Nvidia says it isn’t using ‘circular financing’ schemes. 2 famous short sellers disagree.

Nvidia (NVDA) sent a memo to Wall Street analysts over the weekend arguing that it is not engaged in vendor financing, a controversial practice in which suppliers invest in or extend loans to their own customers.

Famed short sellers Jim Chanos and Michael Burry aren’t so sure.

Nvidia wrote a seven-page document — first reported by Barron’s on Tuesday morning — rebuffing claims that it invests in its own customers to inflate its revenue. The memo was written in response to a newsletter from a little-known Substack author last week claiming that the $5 trillion AI chipmaker is engaged in a “circular financing scheme” — using vendor financing to boost sales — drawing parallels between Nvidia and famous dot-com era accounting frauds committed by Enron and Lucent.
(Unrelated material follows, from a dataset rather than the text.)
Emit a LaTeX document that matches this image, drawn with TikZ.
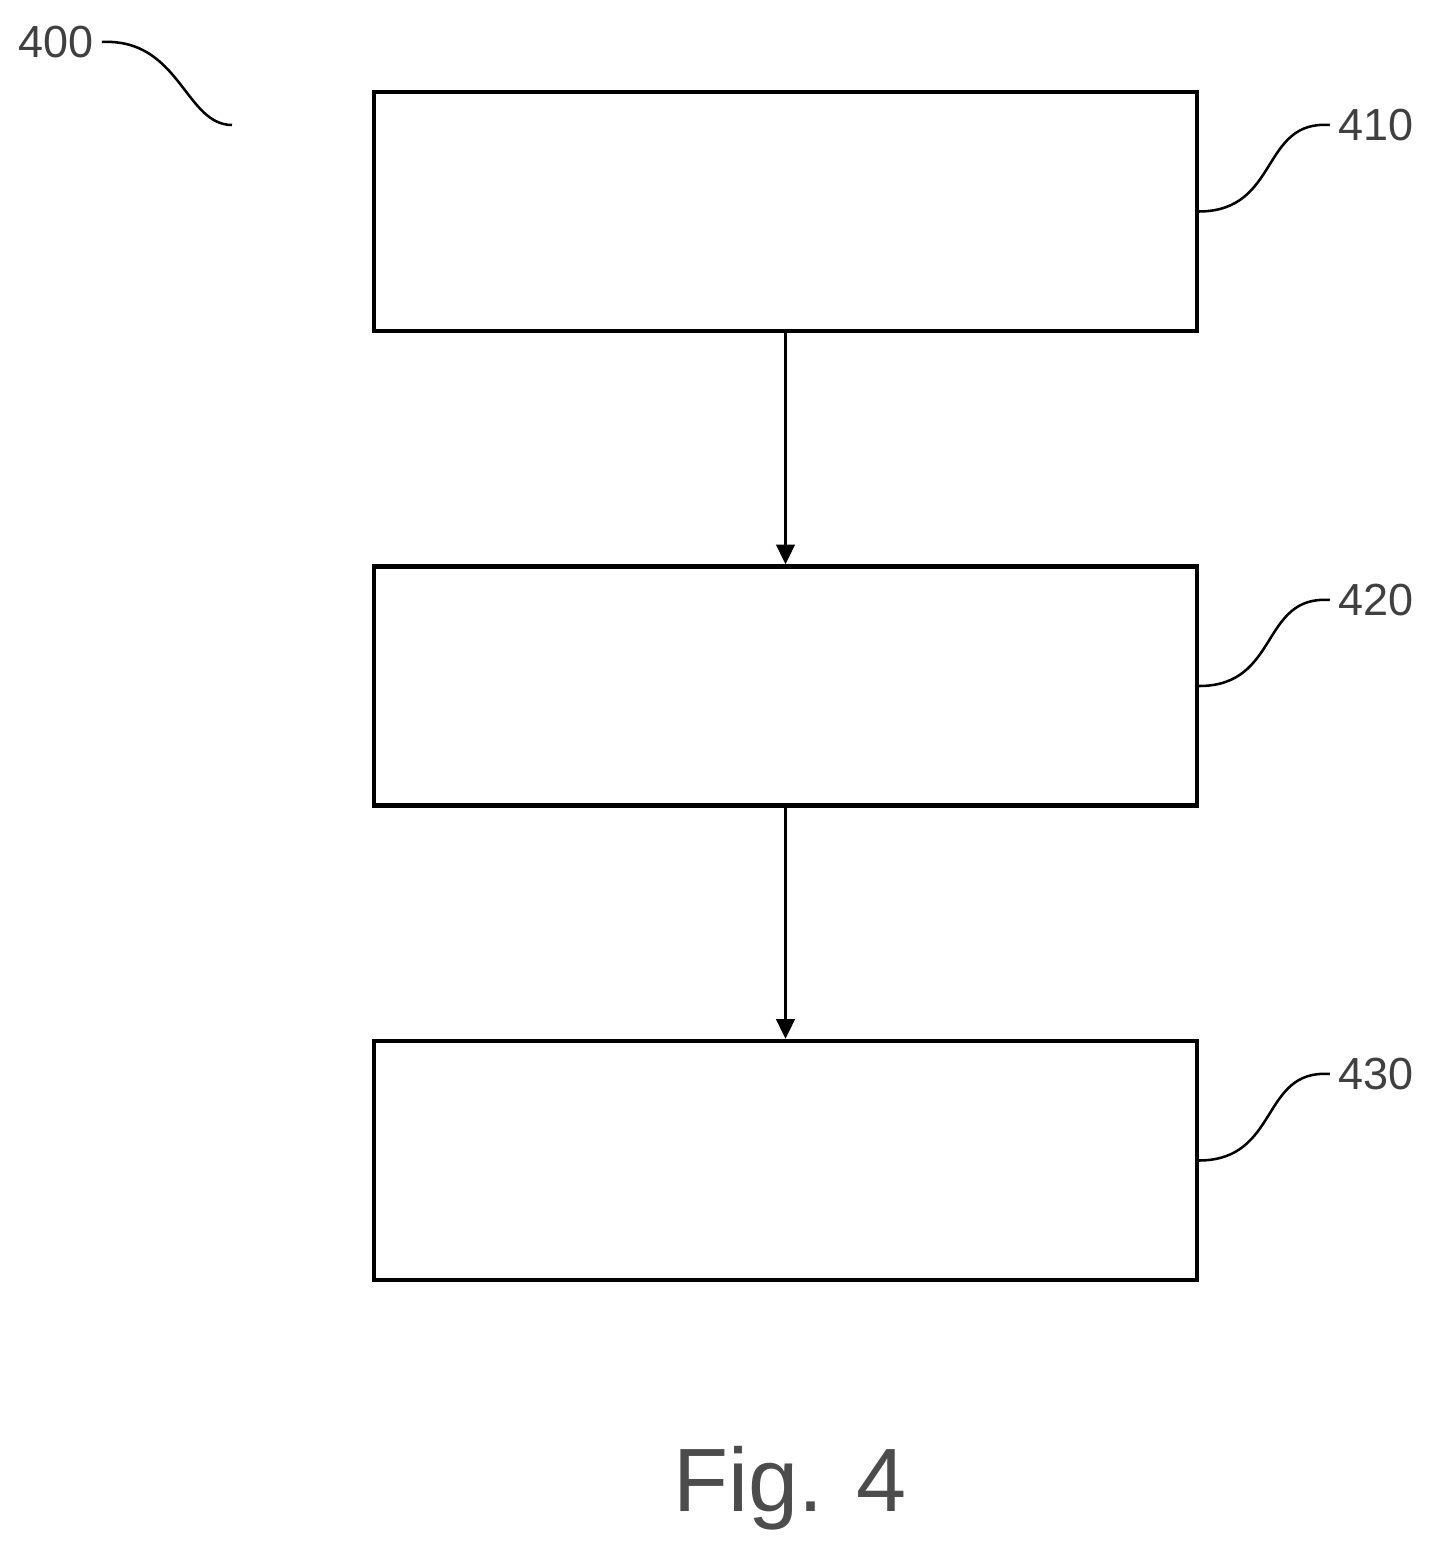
\documentclass[tikz,border=0pt]{standalone}
\usepackage{fontspec}
\setmainfont{Liberation Sans}
\usetikzlibrary{arrows.meta}
\begin{document}
\begin{tikzpicture}[x=0.25mm,y=-0.25mm,
  box/.style={draw,line width=3pt,minimum width=205.75mm,minimum height=59.75mm,inner sep=0pt},
  lead/.style={line width=1.8pt},
  arr/.style={line width=2.2pt,-{Triangle[length=14pt,width=13pt]}},
  lbl/.style={font=\fontsize{32}{34}\selectfont,text=black!75,inner sep=0pt}]
\useasboundingbox (0,0) rectangle (1432,1551);
\node[box] (b1) at (785.5,211.5) {};
\node[box] (b2) at (785.5,686) {};
\node[box] (b3) at (785.5,1160.5) {};
\draw[arr] (b1.south) -- (b2.north);
\draw[arr] (b2.south) -- (b3.north);
\node[lbl] (l400) at (56,42) {400};
\node[lbl] (l410) at (1376,125) {410};
\node[lbl] (l420) at (1376,600) {420};
\node[lbl] (l430) at (1376,1074) {430};
\coordinate (e400) at (232,125);
\draw[lead] (l400.east) ++(8,0) .. controls (180,38) and (185,125) .. (e400);
\draw[lead] (b1.east) .. controls (1280,211) and (1260,120) .. ([xshift=-6]l410.west);
\draw[lead] (b2.east) .. controls (1280,686) and (1260,595) .. ([xshift=-6]l420.west);
\draw[lead] (b3.east) .. controls (1280,1160) and (1260,1069) .. ([xshift=-6]l430.west);
\node[font=\fontsize{64}{66}\selectfont,text=black!70,inner sep=0pt] (fig) at (790,1488) {Fig. 4};
\end{tikzpicture}
\end{document}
Enron is notorious for manipulating its accounting and using off-balance sheet debt to hide losses in its broadband business during the internet boom. Internet infrastructure provider Lucent, meanwhile, is best known for aggressively investing in and extending loans to many of its loss-making telecom customers — who then used the funds to buy Lucent equipment that they couldn’t have otherwise afforded. When the dot-com bubble burst and telecom startups couldn’t pay back Lucent, the company had to write down revenue tied to those transactions and lost billions of dollars.

Chanos, who is famous for predicting the fall of Enron, thinks the comparison between Nvidia and Lucent bears weight.

“They’re [Nvidia is] putting money into money-losing companies in order for those companies to order their chips,” Chanos told Yahoo Finance in an interview.

Nvidia has invested heavily in its own customers — from ChatGPT developer OpenAI (OPAI.PVT) to Elon Musk’s xAI (XAAI.PVT) to a slew of AI cloud firms, including CoreWeave (CRWV) and Nebius (NBIS) — and those investments have raised eyebrows on Wall Street.

“NVIDIA does not resemble historical accounting frauds because NVIDIA’s underlying business is economically sound, our reporting is complete and transparent, and we care about our reputation for integrity,” Nvidia wrote in its memo, which was obtained by Yahoo Finance.

“[U]nlike Lucent, NVIDIA does not rely on vendor financing arrangements to grow revenue,” the company continued. Nvidia noted that in typical vendor financing agreements, customers pay back suppliers over years. Meanwhile, the chipmaker said its customers pay the company within 53 days after purchasing its chips.

Burry, the “Big Short” investor who predicted the collapse of the US housing market in 2008, went further than Chanos in a post on X last week, saying Nvidia is one of multiple companies in the AI market with “suspicious revenue recognition” due to investments in its customers.

On top of vendor financing, Chanos views the entrance of debt in the AI market as another cause of concern for investors. Like Enron, Chanos said, some of Nvidia’s customers, such as Meta (META) and xAI, are using off-balance sheet debt to finance their purchases of chips. Others, such as Anthropic (ANTH.PVT), are using traditional debt funding.

“Putting lots of credit and really arcane financial structures on top of these money-losing entities is, I think, the real Achilles heel to the AI tech market,” Chanos told Yahoo Finance on Tuesday.

But while accounting could play a role in fueling the AI bubble by artificially inflating demand for the tech, the two short sellers argue that the bigger problem is simpler: The biggest tech companies are spending billions in a rush to build AI data centers ahead of demand.

Burry claimed this weekend in a newsletter from his new Substack, Cassandra Unchained, that the AI market, like the dot-com era, is seeing “catastrophically overbuilt supply and nowhere near enough demand” — in other words, too many chips, servers, and data centers without enough underlying demand for AI applications used by businesses and consumers.

For its part, Nvidia sees the market accelerating, saying demand for its AI chips is “off the charts” in its latest earnings report and arguing against the idea of a market bubble. The company argued Tuesday that it’s “a generation ahead” of rivals, even as rising AI chip competition from Google sent the chipmaker’s stock lower before it rebounded on Wednesday.

But Chanos also thinks the rapidly accelerating AI build-out, ahead of demand, is cause for concern: “If it turns out that we don’t quite need all the data center or chip capacity, we thought we will in ’27 or ’28, you could see orders begin to be canceled, and that’s a big risk that not a lot of people are talking about.”